> **EXERCISE BRIEF**
Retype exactly the lines from the first one through the line with "plt.rcParams['font.family'] = ['Noto", including both ends; skip any pictures.

> **DATA LINES**
——

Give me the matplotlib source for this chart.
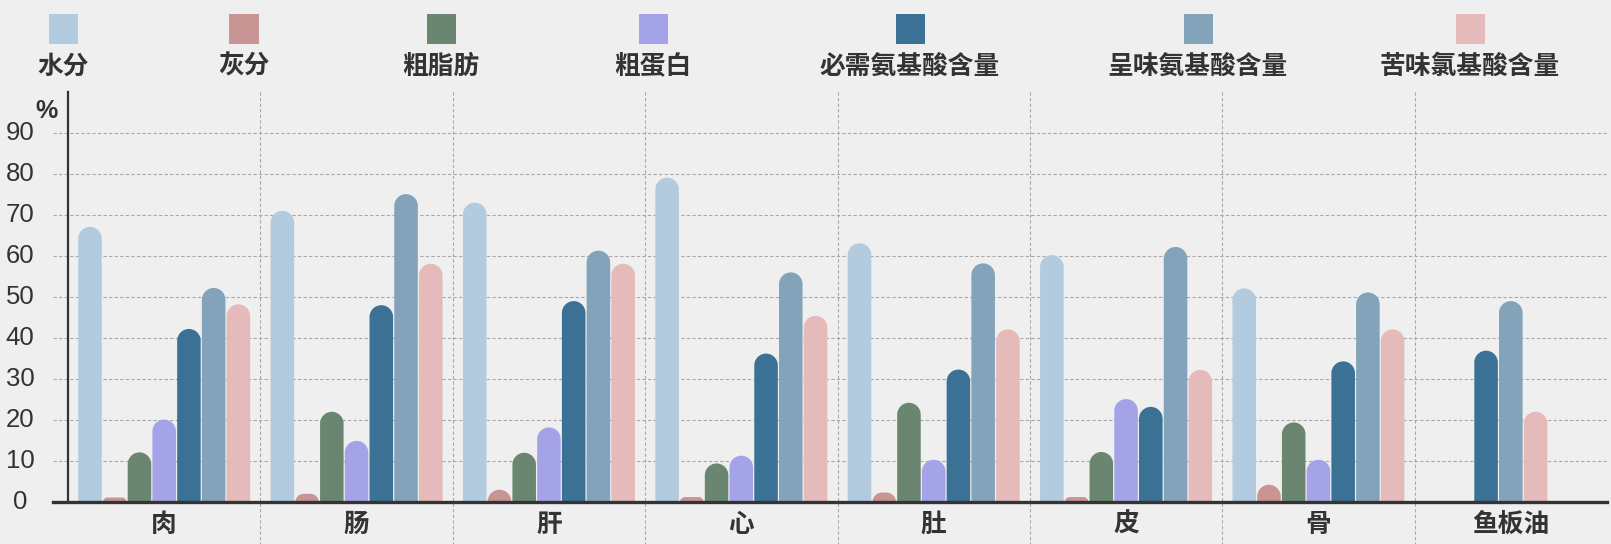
import numpy as np
import matplotlib
matplotlib.use('Agg')
from matplotlib import pyplot as plt
from matplotlib.path import Path
from matplotlib.patches import PathPatch, Rectangle

plt.rcParams['font.family'] = ['Noto Sans CJK SC', 'DejaVu Sans']

## data (None = no bar)
categories = ['肉', '肠', '肝', '心', '肚', '皮', '骨', '鱼板油']
series_names = ['水分', '灰分', '粗脂肪', '粗蛋白', '必需氨基酸含量', '呈味氨基酸含量', '苦味氯基酸含量']
water = [67.1, 71, 73, 79.1, 63.1, 60.2, 52.1, None]
ash = [1.1, 2.0, 3.0, 1.2, 2.3, 1.2, 4.2, None]
fat = [12.1, 22, 12, 9.4, 24.2, 12.2, 19.4, None]
protein = [20.1, 14.9, 18.2, 11.3, 10.3, 25.1, 10.3, None]
essential_aa = [42.2, 48, 49, 36.2, 32.3, 23.2, 34.3, 36.9]
umami_aa = [52.2, 75.1, 61.3, 56, 58.2, 62.2, 51.1, 49]
bitter_aa = [48.2, 58.1, 58.1, 45.4, 42.1, 32.2, 42.1, 22]
values = [water, ash, fat, protein, essential_aa, umami_aa, bitter_aa]
colors = ['#b2cbde', '#c99494', '#6b8670', '#a4a3e8', '#3b7194', '#82a3b9', '#e4baba']
yticks = list(range(0, 100, 10))

## layout in pixels
W, H = 1611, 544
ax_l, ax_r, ax_t, ax_b = 68, 1607, 92, 502
ymax = 100
bg = '#efefef'
dark = '#333333'
grid_c = '#a8a8a8'

fig = plt.figure(figsize=(W / 100, H / 100), dpi=100, facecolor=bg)
ax = fig.add_axes([ax_l / W, 1 - ax_b / H, (ax_r - ax_l) / W, (ax_b - ax_t) / H], facecolor=bg)
n_cat = len(categories)
ax.set_xlim(0, n_cat)
ax.set_ylim(0, ymax)
for s in ax.spines.values():
    s.set_visible(False)
ax.set_xticks([])
ax.set_yticks([])

sx = (ax_r - ax_l) / n_cat   # px per x unit
sy = (ax_b - ax_t) / ymax    # px per y unit

## grid
for v in yticks[1:]:
    ax.plot([-15 / sx, n_cat], [v, v], color=grid_c, lw=0.8, ls=(0, (3, 2)), clip_on=False, zorder=1)
for k in range(1, n_cat):
    ax.plot([k, k], [ymax, -(H - ax_b) / sy], color=grid_c, lw=0.8, ls=(0, (3, 2)), clip_on=False, zorder=1)

## axes lines
ax.plot([0, 0], [0, ymax], color=dark, lw=1.6, clip_on=False, zorder=4)
ax.plot([-15 / sx, n_cat], [0, 0], color=dark, lw=2.4, clip_on=False, zorder=4)


def round_top_bar(x0, w, h, color):
    ## bar with rounded top corners, radius in pixels
    r_px = min(w * sx / 2, h * sy)
    rx, ry = r_px / sx, r_px / sy
    k = 0.5523
    x1 = x0 + w
    verts = [(x0, 0), (x0, h - ry),
             (x0, h - ry + k * ry), (x0 + rx - k * rx, h), (x0 + rx, h),
             (x1 - rx, h),
             (x1 - rx + k * rx, h), (x1, h - ry + k * ry), (x1, h - ry),
             (x1, 0), (x0, 0)]
    codes = [Path.MOVETO, Path.LINETO,
             Path.CURVE4, Path.CURVE4, Path.CURVE4,
             Path.LINETO,
             Path.CURVE4, Path.CURVE4, Path.CURVE4,
             Path.LINETO, Path.CLOSEPOLY]
    ax.add_patch(PathPatch(Path(verts, codes), facecolor=color, edgecolor='none', zorder=3))


## bars (groups without some series are centred on what is left)
group_w = 0.9
slot = group_w / len(values)
bar_w = slot - 1.2 / sx
for i in range(n_cat):
    present = [j for j in range(len(values)) if values[j][i] is not None]
    n = len(present)
    for pos, j in enumerate(present):
        cx = i + 0.5 + (pos - (n - 1) / 2) * slot
        round_top_bar(cx - bar_w / 2, bar_w, values[j][i], colors[j])

## tick labels
for v in yticks:
    fig.text(20 / W, 1 - (ax_b - v * sy) / H, str(v), ha='center', va='center',
             fontsize=18.5, color=dark, family=['Liberation Sans'])
fig.text(47 / W, 1 - 111 / H, '%', ha='center', va='center', fontsize=18,
         fontweight='bold', color=dark, family=['Liberation Sans'])
for i, c in enumerate(categories):
    fig.text((ax_l + (i + 0.5) * sx) / W, 1 - 524 / H, c, ha='center', va='center',
             fontsize=18.5, fontweight='bold', color=dark)

## legend
leg_x = [63, 244, 441, 653, 910, 1198, 1470]
for j, name in enumerate(series_names):
    fig.patches.append(Rectangle(((leg_x[j] - 14.5) / W, 1 - 44 / H), 29 / W, 30 / H,
                                 transform=fig.transFigure, facecolor=colors[j], edgecolor='none'))
    fig.text(leg_x[j] / W, 1 - 66 / H, name, ha='center', va='center',
             fontsize=18.5, fontweight='bold', color=dark)

fig.savefig('out.png', dpi=100, facecolor=bg)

——

> **OUTPUT OF THE TASK**
Give me the matplotlib source for this chart.
import numpy as np
import matplotlib
matplotlib.use('Agg')
from matplotlib import pyplot as plt
from matplotlib.path import Path
from matplotlib.patches import PathPatch, Rectangle

plt.rcParams['font.family'] = ['Noto Sans CJK SC', 'DejaVu Sans']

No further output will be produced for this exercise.